Published: Friday, May 10, 2019

Cowgirl to the Core

I'm currently helping my dad sell a horse. While talking to a potential buyer, I try to be as helpful and transparent as possible. No matter how many questions they ask, I am more than willing to answer. One question recently came up that I didn't know how to answer.

"How is the horse if you let him sit for a while?" It's a valid question, but I may have laughed to myself at the time. The best answer I could give them was, "that depends." It depends on how long you let him sit in the pasture, how often he is worked on the ground, how he is treated, how you keep up with health and maintenance. The list goes on.

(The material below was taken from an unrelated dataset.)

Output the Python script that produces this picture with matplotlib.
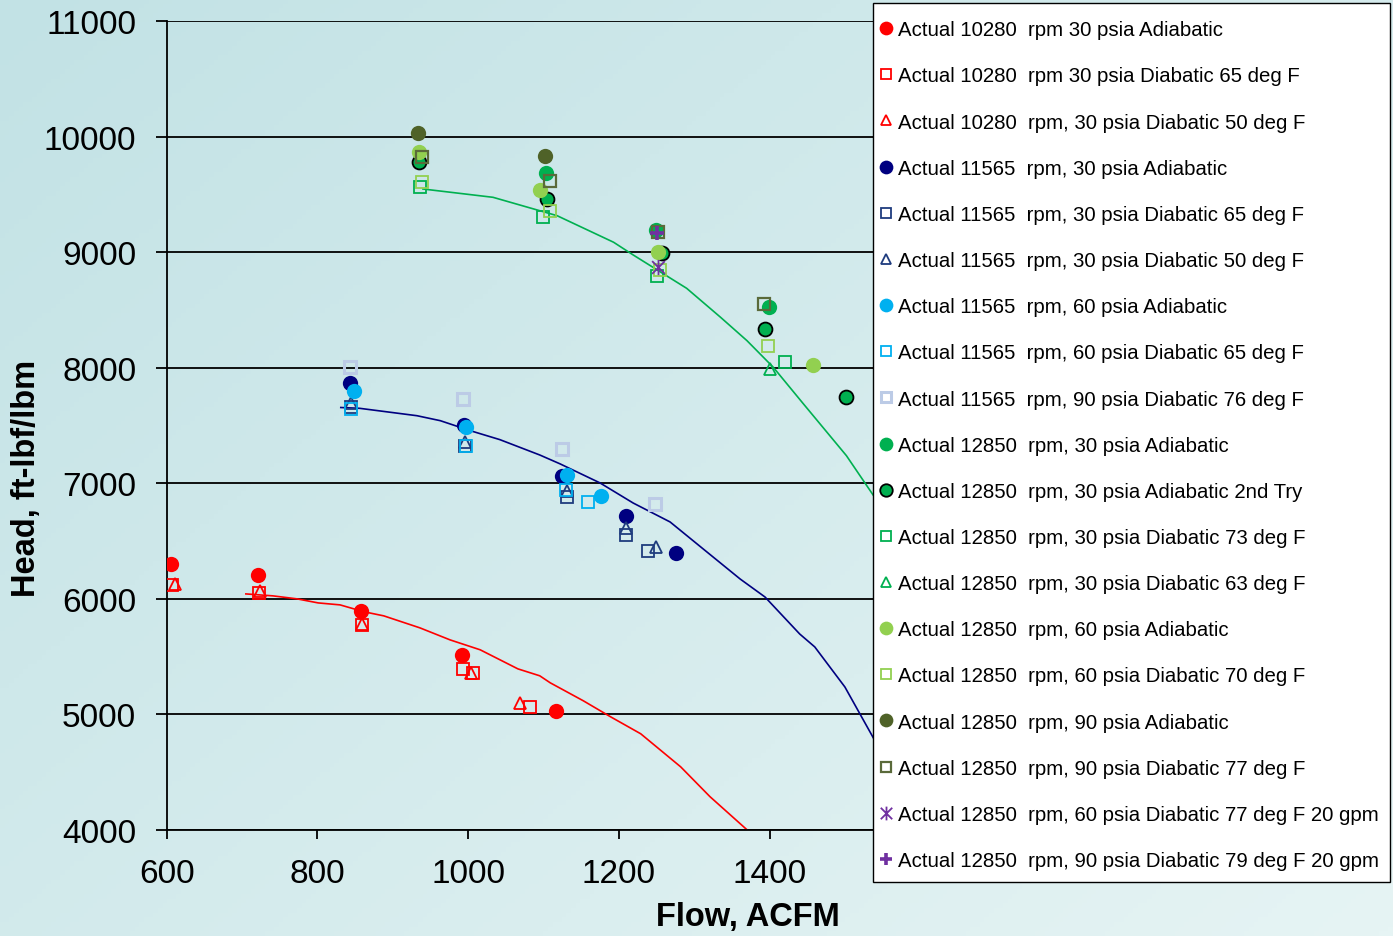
import numpy as np
import matplotlib
matplotlib.use('Agg')
import matplotlib.pyplot as plt
from matplotlib.path import Path
from matplotlib.patches import Rectangle
from matplotlib.colors import LinearSegmentedColormap

plt.rcParams['font.family'] = ['Liberation Sans', 'DejaVu Sans']

# flow (ACFM) / head (ft-lbf/lbm)
# 10280 rpm
r10_adi_x = [606, 721, 858, 992, 1117]
r10_adi_y = [6300, 6206, 5894, 5513, 5029]
r10_d65_x = [607, 722, 859, 993, 1007, 1082]
r10_d65_y = [6119, 6050, 5775, 5390, 5360, 5063]
r10_d50_x = [611, 724, 859, 1004, 1069]
r10_d50_y = [6127, 6068, 5784, 5357, 5098]

# 11565 rpm
r11_adi_x = [843, 995, 1124, 1210, 1276]
r11_adi_y = [7866, 7505, 7066, 6714, 6394]
r11_d65_x = [845, 996, 1131, 1209, 1239]
r11_d65_y = [7661, 7323, 6879, 6552, 6411]
r11_d50_x = [845, 996, 1131, 1210, 1249]
r11_d50_y = [7695, 7358, 6936, 6610, 6446]
r11_60adi_x = [848, 997, 1131, 1176]
r11_60adi_y = [7802, 7490, 7072, 6893]
r11_60d65_x = [845, 997, 1130, 1159]
r11_60d65_y = [7644, 7326, 6946, 6835]
r11_90d76_x = [843, 993, 1125, 1248]
r11_90d76_y = [8004, 7730, 7297, 6820]

# 12850 rpm
r12_adi_x = [1103, 1249, 1399]
r12_adi_y = [9684, 9193, 8524]
r12_adi2_x = [935, 1105, 1257, 1394, 1501]
r12_adi2_y = [9782, 9461, 8994, 8336, 7750]
r12_d73_x = [936, 1100, 1250, 1420]
r12_d73_y = [9563, 9303, 8797, 8053]
r12_d63_x = [1401]
r12_d63_y = [7990]
r12_60adi_x = [935, 1095, 1252, 1457]
r12_60adi_y = [9866, 9542, 9000, 8024]
r12_60d70_x = [939, 1108, 1255, 1398]
r12_60d70_y = [9611, 9360, 8849, 8191]
r12_90adi_x = [934, 1102]
r12_90adi_y = [10033, 9836]
r12_90d77_x = [939, 1108, 1252, 1392]
r12_90d77_y = [9823, 9620, 9173, 8552]
r12_60gpm_x = [1252]
r12_60gpm_y = [8875]
r12_90gpm_x = [1250]
r12_90gpm_y = [9164]

# predicted curves
red_line_x = [705, 741, 773, 801, 830, 862, 888, 936, 976, 1016, 1066, 1095,
              1109, 1153, 1189, 1229, 1282, 1321, 1370, 1400]
red_line_y = [6042, 6025, 5999, 5964, 5947, 5887, 5852, 5748, 5644, 5558, 5393,
              5333, 5272, 5116, 4978, 4831, 4545, 4286, 4000, 3800]
blue_line_x = [831, 856, 932, 963, 1003, 1042, 1095, 1122, 1175, 1219, 1268,
               1312, 1361, 1394, 1440, 1460, 1500, 1537, 1580]
blue_line_y = [7656, 7649, 7585, 7542, 7455, 7378, 7245, 7168, 7003, 6829, 6665,
               6431, 6171, 6015, 5695, 5583, 5236, 4804, 4300]
green_line_x = [940, 1033, 1118, 1193, 1219, 1290, 1335, 1370, 1405, 1445,
                1502, 1538, 1580]
green_line_y = [9548, 9476, 9317, 9087, 8977, 8688, 8437, 8235, 8004, 7687,
                7239, 6893, 6450]

x_ticks = [600, 800, 1000, 1200, 1400, 1600, 1800, 2000]
x_ticklabels = ['600', '800', '1000', '1200', '1400', '', '', '']  # rest sit under the legend
y_ticks = [4000, 5000, 6000, 7000, 8000, 9000, 10000, 11000]

labels = [
    'Actual 10280  rpm 30 psia Adiabatic',
    'Actual 10280  rpm 30 psia Diabatic 65 deg F',
    'Actual 10280  rpm, 30 psia Diabatic 50 deg F',
    'Actual 11565  rpm, 30 psia Adiabatic',
    'Actual 11565  rpm, 30 psia Diabatic 65 deg F',
    'Actual 11565  rpm, 30 psia Diabatic 50 deg F',
    'Actual 11565  rpm, 60 psia Adiabatic',
    'Actual 11565  rpm, 60 psia Diabatic 65 deg F',
    'Actual 11565  rpm, 90 psia Diabatic 76 deg F',
    'Actual 12850  rpm, 30 psia Adiabatic',
    'Actual 12850  rpm, 30 psia Adiabatic 2nd Try',
    'Actual 12850  rpm, 30 psia Diabatic 73 deg F',
    'Actual 12850  rpm, 30 psia Diabatic 63 deg F',
    'Actual 12850  rpm, 60 psia Adiabatic',
    'Actual 12850  rpm, 60 psia Diabatic 70 deg F',
    'Actual 12850  rpm, 90 psia Adiabatic',
    'Actual 12850  rpm, 90 psia Diabatic 77 deg F',
    'Actual 12850  rpm, 60 psia Diabatic 77 deg F 20 gpm',
    'Actual 12850  rpm, 90 psia Diabatic 79 deg F 20 gpm',
]

# excel style asterisk: an x with a vertical bar through it
star = Path([(-1, -1), (1, 1), (-1, 1), (1, -1), (0, -1.2), (0, 1.2)],
            [Path.MOVETO, Path.LINETO, Path.MOVETO, Path.LINETO, Path.MOVETO, Path.LINETO])

fig = plt.figure(figsize=(13.93, 9.37), dpi=100)

# soft diagonal background gradient
bg = fig.add_axes([0, 0, 1, 1], zorder=-10)
gx, gy = np.meshgrid(np.linspace(0, 1, 300), np.linspace(0, 1, 200))
cmap = LinearSegmentedColormap.from_list('bg', ['#c2e2e5', '#e6f4f4'])
bg.imshow(0.55 * gx + 0.45 * gy, cmap=cmap, aspect='auto', extent=[0, 1, 0, 1])
bg.set_axis_off()

ax = fig.add_axes([0.1197, 0.1134, 0.7573, 0.8628])
ax.set_facecolor('none')

ax.plot(red_line_x, red_line_y, color='#ff0000', lw=1.2, zorder=2)
ax.plot(blue_line_x, blue_line_y, color='#000080', lw=1.2, zorder=2)
ax.plot(green_line_x, green_line_y, color='#00b050', lw=1.2, zorder=2)

circ = dict(linestyle='none', marker='o', ms=11, mew=0)
sq = dict(linestyle='none', marker='s', ms=8, mfc='none', mew=1.3)
tri = dict(linestyle='none', marker='^', ms=8, mfc='none', mew=1.3)

series = [
    (r10_adi_x, r10_adi_y, dict(circ, color='#ff0000')),
    (r10_d65_x, r10_d65_y, dict(sq, mec='#ff0000')),
    (r10_d50_x, r10_d50_y, dict(tri, mec='#ff0000')),
    (r11_adi_x, r11_adi_y, dict(circ, color='#000080')),
    (r11_d65_x, r11_d65_y, dict(sq, mec='#1f3c7e')),
    (r11_d50_x, r11_d50_y, dict(tri, mec='#1f3c7e')),
    (r11_60adi_x, r11_60adi_y, dict(circ, color='#00b0f0')),
    (r11_60d65_x, r11_60d65_y, dict(sq, mec='#00b0f0')),
    (r11_90d76_x, r11_90d76_y, dict(sq, mec='#bccbe6', mew=2.2)),
    (r12_adi_x, r12_adi_y, dict(circ, color='#00b050')),
    (r12_adi2_x, r12_adi2_y, dict(circ, mfc='#00b050', mec='black', mew=1.3, ms=10)),
    (r12_d73_x, r12_d73_y, dict(sq, mec='#00b050')),
    (r12_d63_x, r12_d63_y, dict(tri, mec='#00b050')),
    (r12_60adi_x, r12_60adi_y, dict(circ, color='#92d050')),
    (r12_60d70_x, r12_60d70_y, dict(sq, mec='#92d050')),
    (r12_90adi_x, r12_90adi_y, dict(circ, color='#4f6228')),
    (r12_90d77_x, r12_90d77_y, dict(sq, mec='#5a6a3a', mew=1.6)),
    (r12_60gpm_x, r12_60gpm_y, dict(linestyle='none', marker=star, ms=11, mec='#7030a0', mfc='none', mew=1.3)),
    (r12_90gpm_x, r12_90gpm_y, dict(linestyle='none', marker='+', ms=10, mec='#7030a0', mew=2.6)),
]
for (x, y, style), lab in zip(series, labels):
    ax.plot(x, y, label=lab, zorder=3, **style)

ax.set_xlim(600, 2000)
ax.set_ylim(4000, 11000)
ax.set_xticks(x_ticks, labels=x_ticklabels)
ax.set_yticks(y_ticks)
ax.yaxis.grid(True, color='black', lw=1.3)
ax.tick_params(axis='y', direction='out', length=8, width=1.3, labelsize=24, pad=14)
ax.tick_params(axis='x', direction='out', length=6.5, width=1.3, labelsize=24, pad=14)
for s in ['top', 'right']:
    ax.spines[s].set_visible(False)
for s in ['left', 'bottom']:
    ax.spines[s].set_linewidth(1.3)

ax.set_xlabel('Flow, ACFM', fontsize=23.5, fontweight='bold')
ax.set_ylabel('Head, ft-lbf/lbm', fontsize=23.5, fontweight='bold')
ax.xaxis.set_label_coords(0.551, -0.1076)
ax.xaxis.label.set_va('center')
ax.yaxis.set_label_coords(-0.1334, 0.4354)
ax.yaxis.label.set_va('center')

# legend box sits over the right part of the plot area
box = Rectangle((0.6267, 0.0577), 0.3712, 0.9381, transform=fig.transFigure,
                facecolor='white', edgecolor='black', lw=1.0, zorder=4.5, clip_on=False)
ax.add_patch(box)
leg = ax.legend(loc='upper left', bbox_to_anchor=(0.631, 0.9773),
                bbox_transform=fig.transFigure, borderaxespad=0, fontsize=14.7,
                frameon=False, labelspacing=1.33, handlelength=0.7,
                handletextpad=0.23, borderpad=0, markerscale=0.9)
leg.set_zorder(6)

fig.savefig('out.png', dpi=100)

All too often I have clients bring horses in for training that have been left to "sit" in the pasture for too long. The owner is hesitant to jump on their backs for fear of what the animal might do, but I guess I signed up for this. Some horses are easy, they just need to be reminded once and they're good to go. Other horses are monsters.

Truthfully, it's sometimes easier and safer to start a young colt for the first time than it is to break an older horse's bad habits. I understand that life happens and sometimes owners need to take time off from working their horses. Not all horses develop bad habits with time off from riding, but some horses are allowed to get away with bad behavior on the ground, which then transfers over to the saddle.

Sweaty saddle blankets and redirecting can break most bad behaviors and get the horse back on track, but the owner needs to continue with these habits. There are also things owners can do even when they aren't riding to maintain a safe mount.

Even if you don't have time to work with the horse, instilling patience into the animal works wonders when you do decide to throw a leg over their back. Everyday, our horses are tied in their stalls for meal time. This teaches the horse to tie and respect the rope. When they are finished eating, we let them out to pasture, but the horses that we plan on working that day often stay tied in the barn.

Learning to stand tied and wait patiently helps prevent injury and broken halters when tying the horse is the only option. It is a basic lesson that should be taught to every young horse.

Leading your horse out to pasture after meals can also develop good manners. Make sure they walk beside you respectfully, without pulling on the rope or pushing against you. The more you practice, the better behaved they will become. When you have minimal time, leading the horse for short periods daily will add up.

When greeting a horse in the pasture, make sure to create boundaries. The pasture is the horse's territory, so they may think they can boss you around. Letting them do this will only create problems when it is time to work with your horse. Establish good behavior on the ground, even if you're just walking through the field to give your horse a pat on the neck.

There are many things owners can do to create a well-behaved horse. The horse will be more pleasant to be around and these exercises won't take up much time if the owner is already feeding and taking care of their horse daily.

The other reason I find this question difficult to answer is that we don't often let our horses sit for long periods of time. They do get time off to recuperate, but it's not usually months at a time. Even through the winter my dad uses the horses to help him with chores. He drives teams of two horses at a time to spread manure in the field or haul hay out to the cows. He also pulls tubs of hay to the horse pasture. I ride at least one horse nearly every day. These things take extra time and effort, but when people purchase a horse from us, they are getting a well-rounded companion.